-- BEGIN --

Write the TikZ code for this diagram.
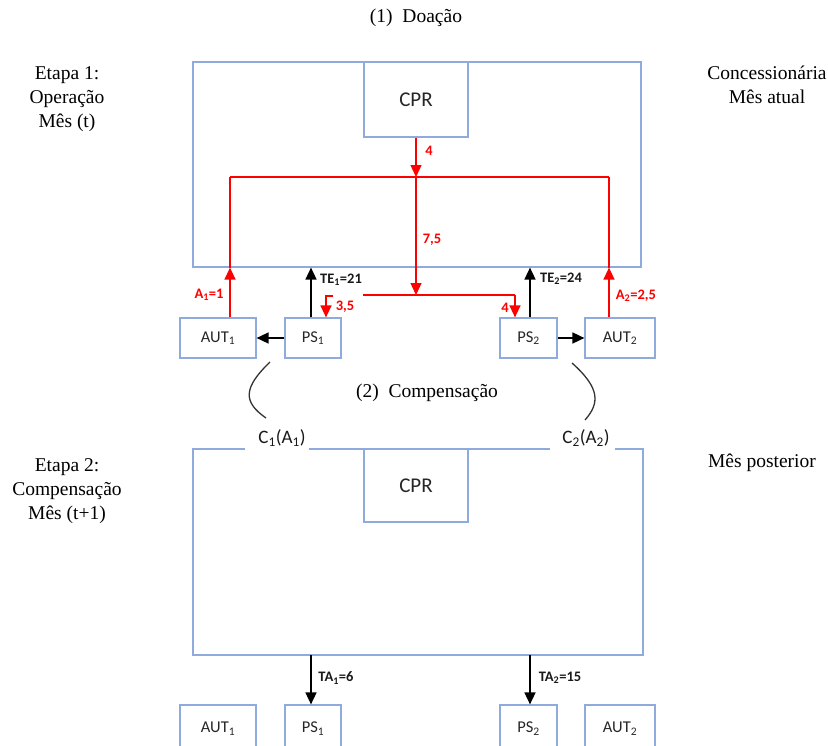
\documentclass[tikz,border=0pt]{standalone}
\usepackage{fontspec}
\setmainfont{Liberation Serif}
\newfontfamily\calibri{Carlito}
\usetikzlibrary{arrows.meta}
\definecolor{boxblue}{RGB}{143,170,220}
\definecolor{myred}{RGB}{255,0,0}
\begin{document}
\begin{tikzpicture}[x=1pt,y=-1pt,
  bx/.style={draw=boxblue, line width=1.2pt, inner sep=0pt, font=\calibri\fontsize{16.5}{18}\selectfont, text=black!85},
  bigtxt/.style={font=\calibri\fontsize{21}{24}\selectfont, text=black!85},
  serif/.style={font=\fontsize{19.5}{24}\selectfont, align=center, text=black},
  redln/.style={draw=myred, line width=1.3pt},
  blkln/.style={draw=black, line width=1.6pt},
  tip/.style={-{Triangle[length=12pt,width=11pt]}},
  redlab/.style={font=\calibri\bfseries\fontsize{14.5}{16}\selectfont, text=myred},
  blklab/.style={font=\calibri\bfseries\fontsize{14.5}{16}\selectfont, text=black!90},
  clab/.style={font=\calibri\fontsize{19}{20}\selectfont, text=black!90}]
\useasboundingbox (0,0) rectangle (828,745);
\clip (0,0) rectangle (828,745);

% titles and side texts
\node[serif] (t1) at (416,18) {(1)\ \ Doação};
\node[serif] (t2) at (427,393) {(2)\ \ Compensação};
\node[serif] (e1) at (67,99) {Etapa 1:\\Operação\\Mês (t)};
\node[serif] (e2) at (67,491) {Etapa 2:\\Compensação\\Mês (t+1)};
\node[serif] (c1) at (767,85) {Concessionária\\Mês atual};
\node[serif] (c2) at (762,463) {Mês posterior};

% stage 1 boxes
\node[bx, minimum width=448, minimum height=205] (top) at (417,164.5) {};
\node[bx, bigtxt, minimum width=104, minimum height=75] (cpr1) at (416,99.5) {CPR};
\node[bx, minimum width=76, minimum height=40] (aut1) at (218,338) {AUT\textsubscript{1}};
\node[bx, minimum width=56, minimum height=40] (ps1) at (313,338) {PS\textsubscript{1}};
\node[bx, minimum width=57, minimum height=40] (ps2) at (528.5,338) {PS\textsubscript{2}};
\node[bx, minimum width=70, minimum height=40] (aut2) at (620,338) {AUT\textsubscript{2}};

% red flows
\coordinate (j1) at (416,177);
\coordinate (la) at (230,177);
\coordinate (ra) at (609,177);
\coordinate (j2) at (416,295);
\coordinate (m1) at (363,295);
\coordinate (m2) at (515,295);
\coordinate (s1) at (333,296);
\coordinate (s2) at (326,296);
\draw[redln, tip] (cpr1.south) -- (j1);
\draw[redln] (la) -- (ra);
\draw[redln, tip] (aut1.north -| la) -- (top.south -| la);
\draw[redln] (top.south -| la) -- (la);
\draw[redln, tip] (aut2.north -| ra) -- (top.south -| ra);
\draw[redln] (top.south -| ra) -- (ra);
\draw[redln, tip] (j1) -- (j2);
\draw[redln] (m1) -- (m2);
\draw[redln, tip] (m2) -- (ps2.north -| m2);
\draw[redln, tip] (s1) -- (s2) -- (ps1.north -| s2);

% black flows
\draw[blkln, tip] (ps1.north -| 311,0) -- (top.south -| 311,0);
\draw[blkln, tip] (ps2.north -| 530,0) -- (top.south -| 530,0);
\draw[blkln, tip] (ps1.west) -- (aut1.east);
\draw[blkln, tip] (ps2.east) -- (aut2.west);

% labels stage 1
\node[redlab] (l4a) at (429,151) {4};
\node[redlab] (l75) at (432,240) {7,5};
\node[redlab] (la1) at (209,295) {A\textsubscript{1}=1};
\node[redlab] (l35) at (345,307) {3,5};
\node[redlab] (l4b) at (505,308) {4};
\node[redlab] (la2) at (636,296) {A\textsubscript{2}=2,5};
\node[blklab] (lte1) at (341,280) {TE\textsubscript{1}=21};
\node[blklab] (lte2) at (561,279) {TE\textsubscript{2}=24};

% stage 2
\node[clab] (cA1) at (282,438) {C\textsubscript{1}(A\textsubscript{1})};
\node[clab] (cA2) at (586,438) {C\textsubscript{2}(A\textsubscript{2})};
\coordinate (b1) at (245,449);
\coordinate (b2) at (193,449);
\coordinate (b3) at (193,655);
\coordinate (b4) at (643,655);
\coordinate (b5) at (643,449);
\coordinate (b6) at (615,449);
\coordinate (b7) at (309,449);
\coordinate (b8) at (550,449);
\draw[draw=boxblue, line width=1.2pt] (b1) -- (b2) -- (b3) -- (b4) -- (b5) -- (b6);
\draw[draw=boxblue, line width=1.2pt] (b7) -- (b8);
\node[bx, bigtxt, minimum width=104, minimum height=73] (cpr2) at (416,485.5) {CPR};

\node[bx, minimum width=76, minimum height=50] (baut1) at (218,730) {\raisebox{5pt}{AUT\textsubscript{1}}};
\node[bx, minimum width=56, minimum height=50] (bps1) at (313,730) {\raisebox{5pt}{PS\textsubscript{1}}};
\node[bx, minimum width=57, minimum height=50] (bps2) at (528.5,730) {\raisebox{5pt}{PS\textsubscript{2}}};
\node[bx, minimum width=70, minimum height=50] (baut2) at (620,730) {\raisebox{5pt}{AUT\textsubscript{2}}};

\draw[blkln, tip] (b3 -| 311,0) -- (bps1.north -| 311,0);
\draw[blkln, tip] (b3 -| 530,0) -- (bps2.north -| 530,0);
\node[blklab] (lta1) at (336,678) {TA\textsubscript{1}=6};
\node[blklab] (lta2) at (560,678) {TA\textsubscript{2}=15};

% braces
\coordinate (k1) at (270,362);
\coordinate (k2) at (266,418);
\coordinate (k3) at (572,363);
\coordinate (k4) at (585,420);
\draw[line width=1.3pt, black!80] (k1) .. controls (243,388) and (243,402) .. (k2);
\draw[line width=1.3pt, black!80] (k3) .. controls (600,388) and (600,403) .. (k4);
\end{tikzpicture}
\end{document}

-- END --
-- BEGIN --

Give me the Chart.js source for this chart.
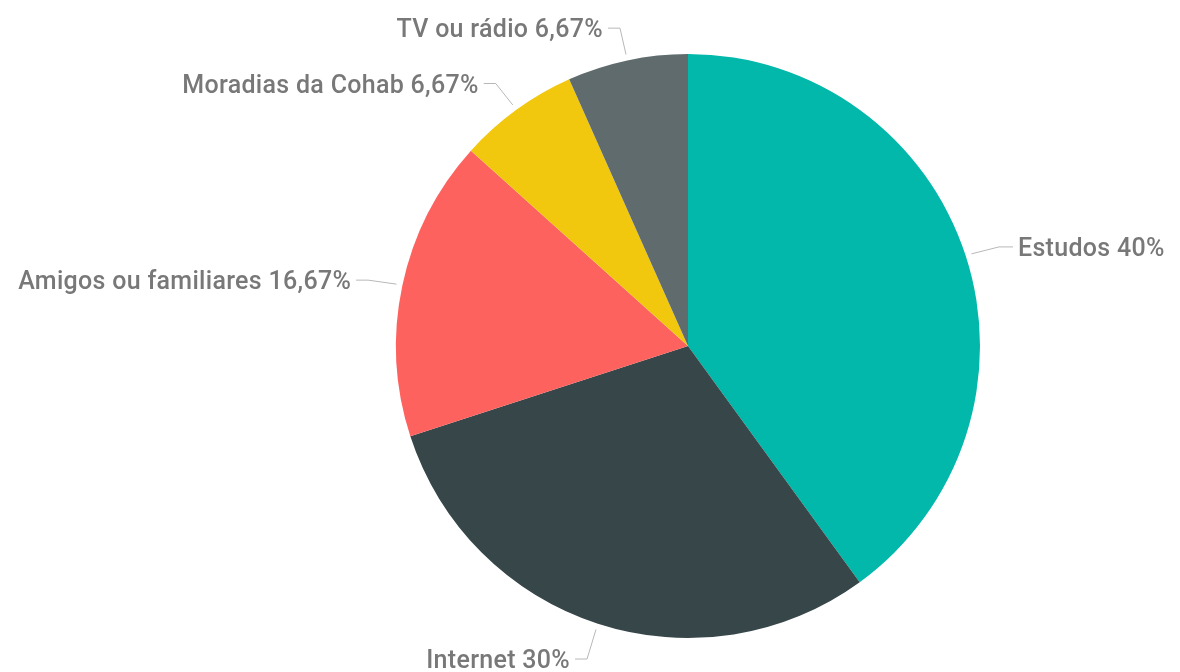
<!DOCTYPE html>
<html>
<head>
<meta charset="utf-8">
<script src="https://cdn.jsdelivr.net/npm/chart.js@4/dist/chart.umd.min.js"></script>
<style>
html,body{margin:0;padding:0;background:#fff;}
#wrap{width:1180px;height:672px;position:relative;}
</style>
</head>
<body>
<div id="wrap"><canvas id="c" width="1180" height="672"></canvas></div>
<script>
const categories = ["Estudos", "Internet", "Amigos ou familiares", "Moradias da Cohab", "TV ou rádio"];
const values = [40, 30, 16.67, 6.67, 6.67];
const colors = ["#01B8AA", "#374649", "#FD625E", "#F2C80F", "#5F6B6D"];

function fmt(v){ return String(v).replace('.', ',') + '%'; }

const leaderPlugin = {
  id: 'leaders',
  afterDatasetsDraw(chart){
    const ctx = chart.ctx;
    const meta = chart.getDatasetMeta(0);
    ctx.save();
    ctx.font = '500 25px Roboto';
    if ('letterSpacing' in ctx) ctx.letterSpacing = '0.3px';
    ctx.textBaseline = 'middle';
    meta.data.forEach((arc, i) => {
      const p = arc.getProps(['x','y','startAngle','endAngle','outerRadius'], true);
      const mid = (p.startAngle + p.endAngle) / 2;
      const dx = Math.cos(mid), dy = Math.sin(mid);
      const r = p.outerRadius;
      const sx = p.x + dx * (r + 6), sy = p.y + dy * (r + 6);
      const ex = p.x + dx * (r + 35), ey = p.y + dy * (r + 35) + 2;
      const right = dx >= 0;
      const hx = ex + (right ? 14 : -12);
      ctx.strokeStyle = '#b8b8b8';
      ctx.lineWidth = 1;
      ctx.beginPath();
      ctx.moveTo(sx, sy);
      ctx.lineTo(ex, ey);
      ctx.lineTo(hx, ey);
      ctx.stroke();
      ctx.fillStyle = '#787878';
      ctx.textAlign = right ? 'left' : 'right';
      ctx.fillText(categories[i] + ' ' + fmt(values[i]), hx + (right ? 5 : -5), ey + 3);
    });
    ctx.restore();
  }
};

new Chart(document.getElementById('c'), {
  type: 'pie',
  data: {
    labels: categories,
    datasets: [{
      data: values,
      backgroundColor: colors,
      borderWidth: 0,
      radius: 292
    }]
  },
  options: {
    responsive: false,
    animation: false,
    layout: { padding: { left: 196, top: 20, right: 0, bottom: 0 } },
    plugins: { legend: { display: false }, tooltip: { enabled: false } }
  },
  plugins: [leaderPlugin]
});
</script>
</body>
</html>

-- END --
-- BEGIN --

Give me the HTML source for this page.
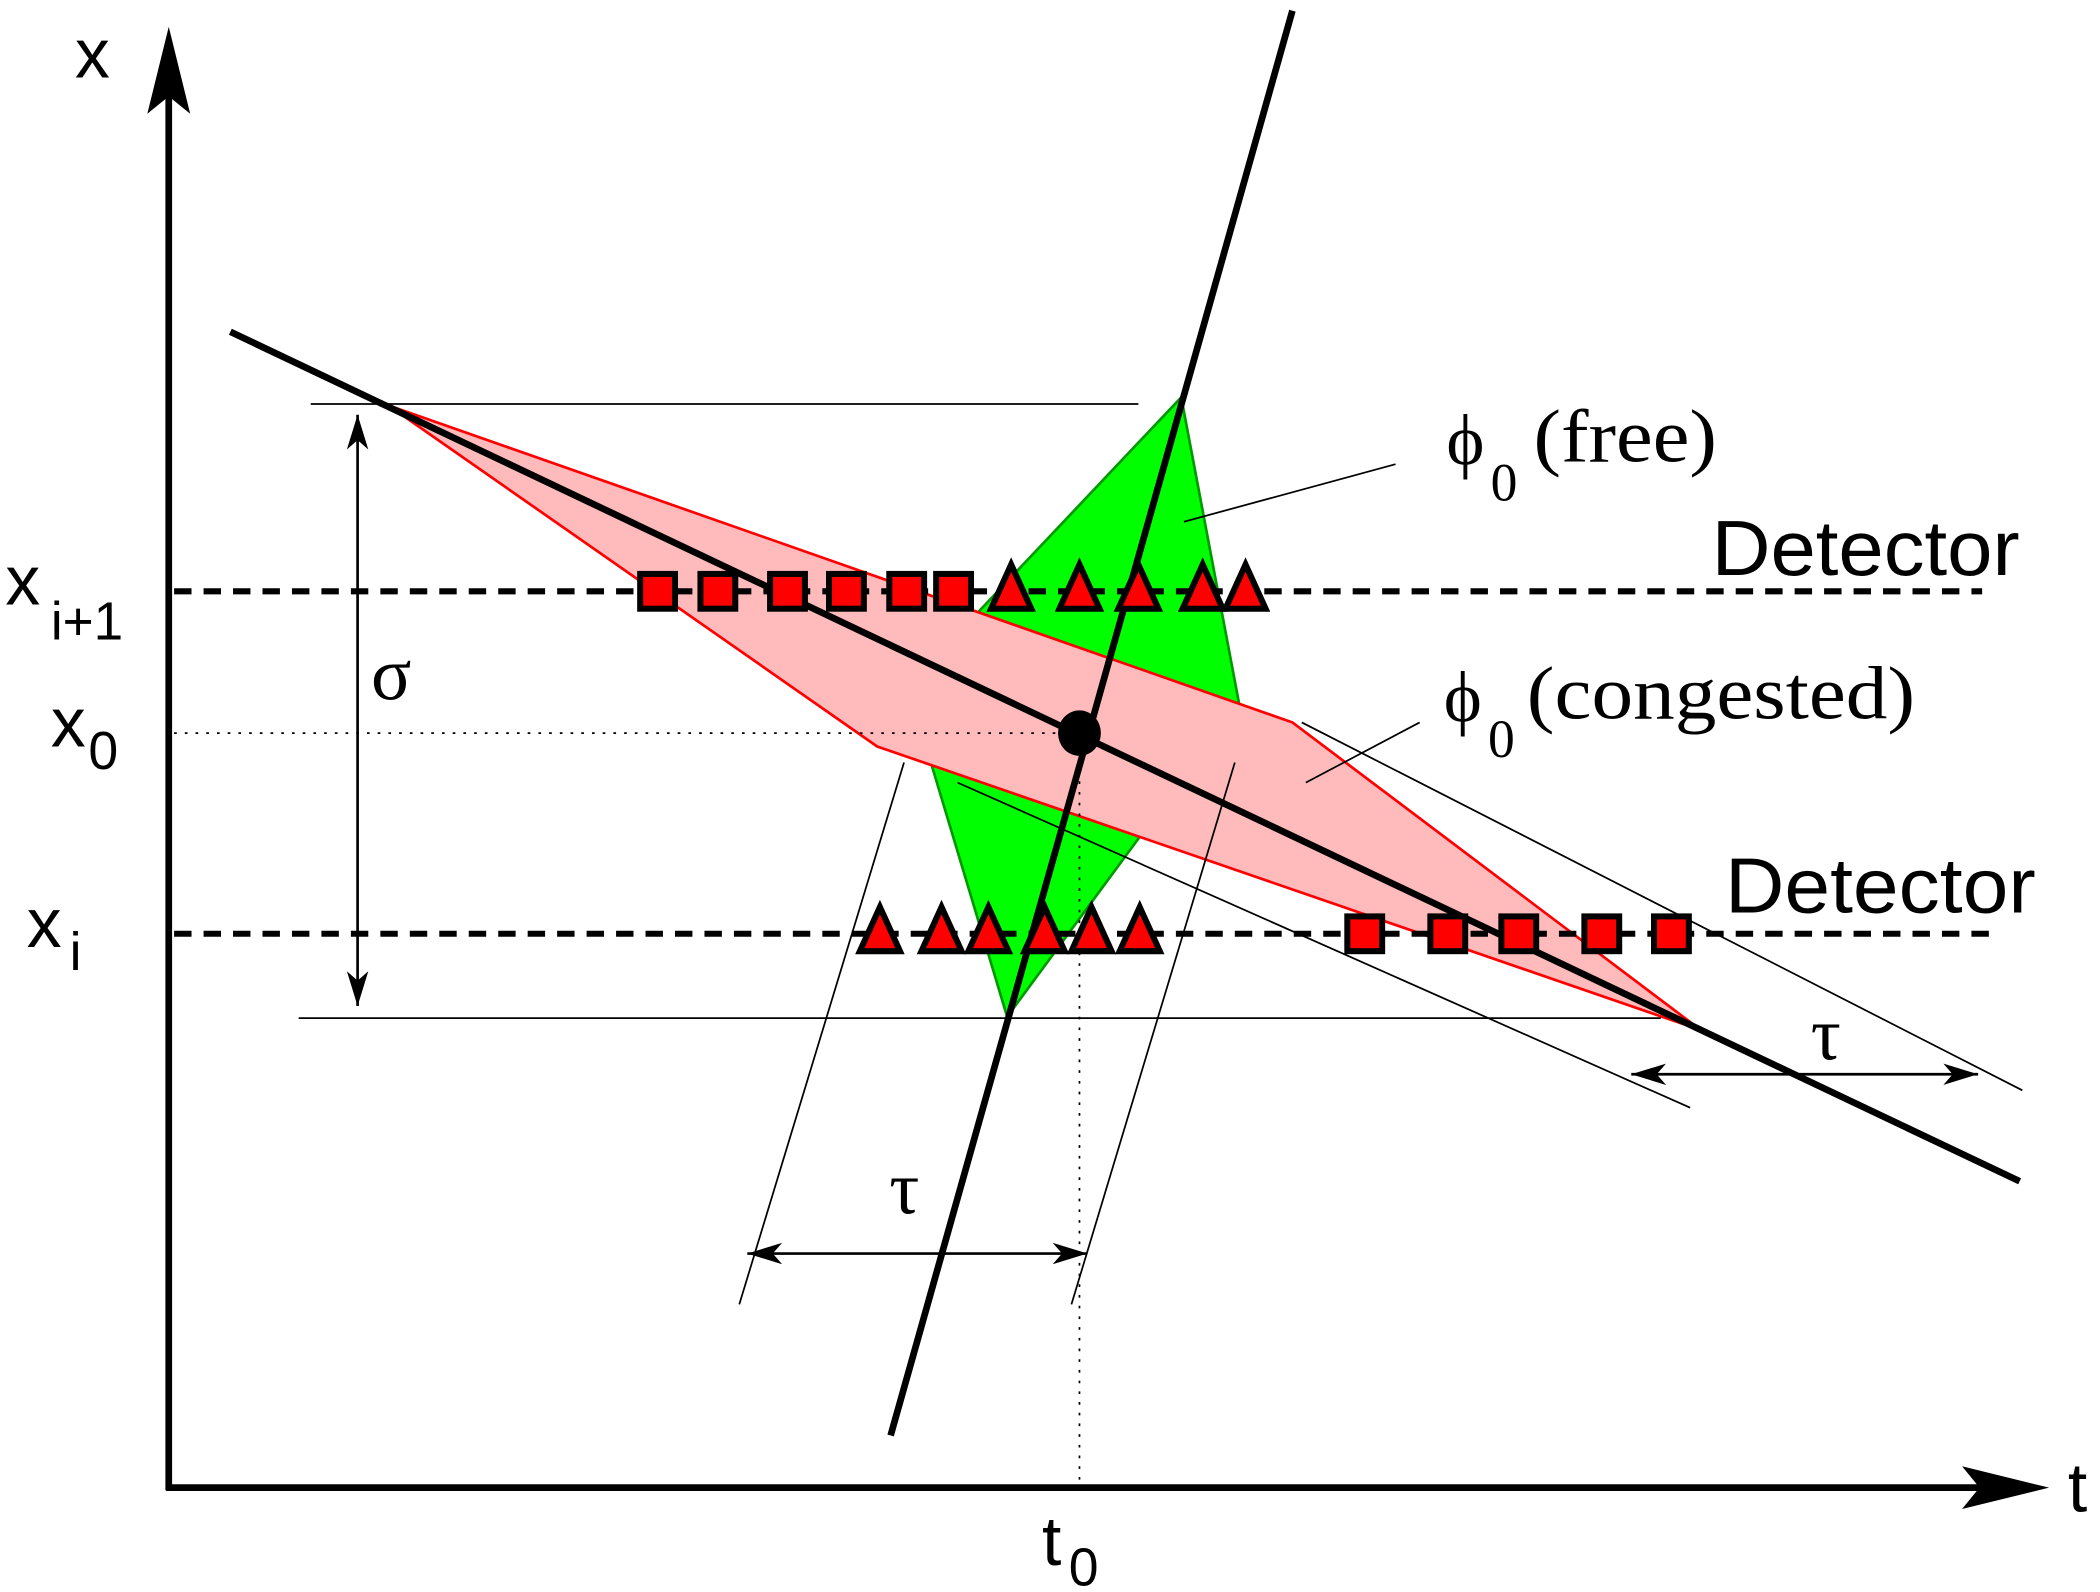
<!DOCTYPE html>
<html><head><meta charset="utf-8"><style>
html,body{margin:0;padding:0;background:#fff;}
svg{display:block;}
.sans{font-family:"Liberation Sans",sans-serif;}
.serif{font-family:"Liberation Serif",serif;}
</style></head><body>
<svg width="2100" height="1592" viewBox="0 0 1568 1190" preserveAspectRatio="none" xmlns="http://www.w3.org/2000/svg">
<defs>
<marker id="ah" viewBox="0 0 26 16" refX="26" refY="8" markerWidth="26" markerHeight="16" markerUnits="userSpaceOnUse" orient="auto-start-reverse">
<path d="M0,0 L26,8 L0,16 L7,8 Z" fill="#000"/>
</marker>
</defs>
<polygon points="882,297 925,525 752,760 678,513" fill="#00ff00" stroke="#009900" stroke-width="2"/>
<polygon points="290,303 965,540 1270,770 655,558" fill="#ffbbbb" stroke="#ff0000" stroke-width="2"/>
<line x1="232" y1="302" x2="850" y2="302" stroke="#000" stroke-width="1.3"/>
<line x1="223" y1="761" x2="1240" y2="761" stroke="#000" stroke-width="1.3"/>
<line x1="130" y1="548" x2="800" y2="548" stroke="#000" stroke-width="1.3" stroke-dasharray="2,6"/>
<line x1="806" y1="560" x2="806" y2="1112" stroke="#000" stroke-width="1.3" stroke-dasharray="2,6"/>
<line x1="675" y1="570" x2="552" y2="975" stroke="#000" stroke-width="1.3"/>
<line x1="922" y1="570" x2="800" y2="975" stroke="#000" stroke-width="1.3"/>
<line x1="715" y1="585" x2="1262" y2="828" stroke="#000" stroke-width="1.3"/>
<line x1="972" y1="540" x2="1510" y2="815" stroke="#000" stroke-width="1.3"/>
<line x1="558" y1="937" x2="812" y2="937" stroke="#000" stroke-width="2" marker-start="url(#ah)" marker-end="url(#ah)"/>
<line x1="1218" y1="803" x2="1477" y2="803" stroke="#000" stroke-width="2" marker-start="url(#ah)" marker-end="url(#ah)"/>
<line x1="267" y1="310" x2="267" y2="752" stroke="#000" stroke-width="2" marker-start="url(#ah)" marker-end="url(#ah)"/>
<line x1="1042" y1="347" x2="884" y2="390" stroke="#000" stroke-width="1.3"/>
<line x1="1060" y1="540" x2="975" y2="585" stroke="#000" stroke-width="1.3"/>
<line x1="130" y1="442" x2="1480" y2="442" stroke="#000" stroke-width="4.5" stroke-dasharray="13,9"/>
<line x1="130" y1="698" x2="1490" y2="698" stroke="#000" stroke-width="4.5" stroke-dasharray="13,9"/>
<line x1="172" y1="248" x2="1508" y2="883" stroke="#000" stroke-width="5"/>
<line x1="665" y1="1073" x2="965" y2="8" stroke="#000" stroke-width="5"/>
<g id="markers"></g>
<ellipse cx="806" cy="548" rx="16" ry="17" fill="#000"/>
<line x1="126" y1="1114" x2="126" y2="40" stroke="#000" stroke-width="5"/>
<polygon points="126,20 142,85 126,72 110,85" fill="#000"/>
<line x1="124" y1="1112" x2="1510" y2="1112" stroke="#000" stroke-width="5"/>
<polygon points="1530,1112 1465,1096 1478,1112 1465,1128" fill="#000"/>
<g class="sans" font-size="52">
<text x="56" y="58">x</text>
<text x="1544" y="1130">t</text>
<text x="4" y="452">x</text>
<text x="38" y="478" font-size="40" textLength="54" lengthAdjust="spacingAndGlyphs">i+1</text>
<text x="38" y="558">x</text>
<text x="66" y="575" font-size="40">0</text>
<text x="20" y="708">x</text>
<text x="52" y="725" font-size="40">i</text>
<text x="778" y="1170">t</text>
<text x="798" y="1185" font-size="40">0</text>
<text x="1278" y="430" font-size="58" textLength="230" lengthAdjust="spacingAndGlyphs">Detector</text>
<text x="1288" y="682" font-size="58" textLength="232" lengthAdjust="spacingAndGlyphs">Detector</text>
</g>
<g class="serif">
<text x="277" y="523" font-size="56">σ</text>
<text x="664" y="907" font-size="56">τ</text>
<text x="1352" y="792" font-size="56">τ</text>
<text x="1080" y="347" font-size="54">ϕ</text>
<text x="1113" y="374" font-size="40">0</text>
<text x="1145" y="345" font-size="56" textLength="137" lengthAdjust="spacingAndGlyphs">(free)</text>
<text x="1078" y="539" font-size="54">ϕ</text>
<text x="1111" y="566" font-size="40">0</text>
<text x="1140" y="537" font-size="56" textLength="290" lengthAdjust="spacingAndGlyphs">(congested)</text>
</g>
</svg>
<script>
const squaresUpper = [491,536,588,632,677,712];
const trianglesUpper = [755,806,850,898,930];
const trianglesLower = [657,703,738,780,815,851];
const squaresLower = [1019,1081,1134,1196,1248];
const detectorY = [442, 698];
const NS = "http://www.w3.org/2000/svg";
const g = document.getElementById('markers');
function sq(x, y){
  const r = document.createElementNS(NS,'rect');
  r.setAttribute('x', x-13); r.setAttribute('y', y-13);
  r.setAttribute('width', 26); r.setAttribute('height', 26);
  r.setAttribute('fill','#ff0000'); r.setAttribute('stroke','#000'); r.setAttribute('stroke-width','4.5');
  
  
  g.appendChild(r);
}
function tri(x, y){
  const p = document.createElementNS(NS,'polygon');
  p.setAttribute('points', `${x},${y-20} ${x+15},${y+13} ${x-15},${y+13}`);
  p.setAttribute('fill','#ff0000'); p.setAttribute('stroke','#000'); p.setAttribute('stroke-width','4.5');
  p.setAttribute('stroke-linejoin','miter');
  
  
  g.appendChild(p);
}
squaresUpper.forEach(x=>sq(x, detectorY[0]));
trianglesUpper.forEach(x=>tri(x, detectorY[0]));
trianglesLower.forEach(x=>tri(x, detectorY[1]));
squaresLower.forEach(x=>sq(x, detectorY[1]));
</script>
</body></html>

-- END --

__Work to be completed__.
Write out the lines running from the one that contains "Write the TikZ code for this diagram." through the one that contains "width=70, minimum height=40]", ends included, and nothing else. Pictures stay out of the copy.

__Answer below__.
Write the TikZ code for this diagram.
\documentclass[tikz,border=0pt]{standalone}
\usepackage{fontspec}
\setmainfont{Liberation Serif}
\newfontfamily\calibri{Carlito}
\usetikzlibrary{arrows.meta}
\definecolor{boxblue}{RGB}{143,170,220}
\definecolor{myred}{RGB}{255,0,0}
\begin{document}
\begin{tikzpicture}[x=1pt,y=-1pt,
  bx/.style={draw=boxblue, line width=1.2pt, inner sep=0pt, font=\calibri\fontsize{16.5}{18}\selectfont, text=black!85},
  bigtxt/.style={font=\calibri\fontsize{21}{24}\selectfont, text=black!85},
  serif/.style={font=\fontsize{19.5}{24}\selectfont, align=center, text=black},
  redln/.style={draw=myred, line width=1.3pt},
  blkln/.style={draw=black, line width=1.6pt},
  tip/.style={-{Triangle[length=12pt,width=11pt]}},
  redlab/.style={font=\calibri\bfseries\fontsize{14.5}{16}\selectfont, text=myred},
  blklab/.style={font=\calibri\bfseries\fontsize{14.5}{16}\selectfont, text=black!90},
  clab/.style={font=\calibri\fontsize{19}{20}\selectfont, text=black!90}]
\useasboundingbox (0,0) rectangle (828,745);
\clip (0,0) rectangle (828,745);

% titles and side texts
\node[serif] (t1) at (416,18) {(1)\ \ Doação};
\node[serif] (t2) at (427,393) {(2)\ \ Compensação};
\node[serif] (e1) at (67,99) {Etapa 1:\\Operação\\Mês (t)};
\node[serif] (e2) at (67,491) {Etapa 2:\\Compensação\\Mês (t+1)};
\node[serif] (c1) at (767,85) {Concessionária\\Mês atual};
\node[serif] (c2) at (762,463) {Mês posterior};

% stage 1 boxes
\node[bx, minimum width=448, minimum height=205] (top) at (417,164.5) {};
\node[bx, bigtxt, minimum width=104, minimum height=75] (cpr1) at (416,99.5) {CPR};
\node[bx, minimum width=76, minimum height=40] (aut1) at (218,338) {AUT\textsubscript{1}};
\node[bx, minimum width=56, minimum height=40] (ps1) at (313,338) {PS\textsubscript{1}};
\node[bx, minimum width=57, minimum height=40] (ps2) at (528.5,338) {PS\textsubscript{2}};
\node[bx, minimum width=70, minimum height=40] (aut2) at (620,338) {AUT\textsubscript{2}};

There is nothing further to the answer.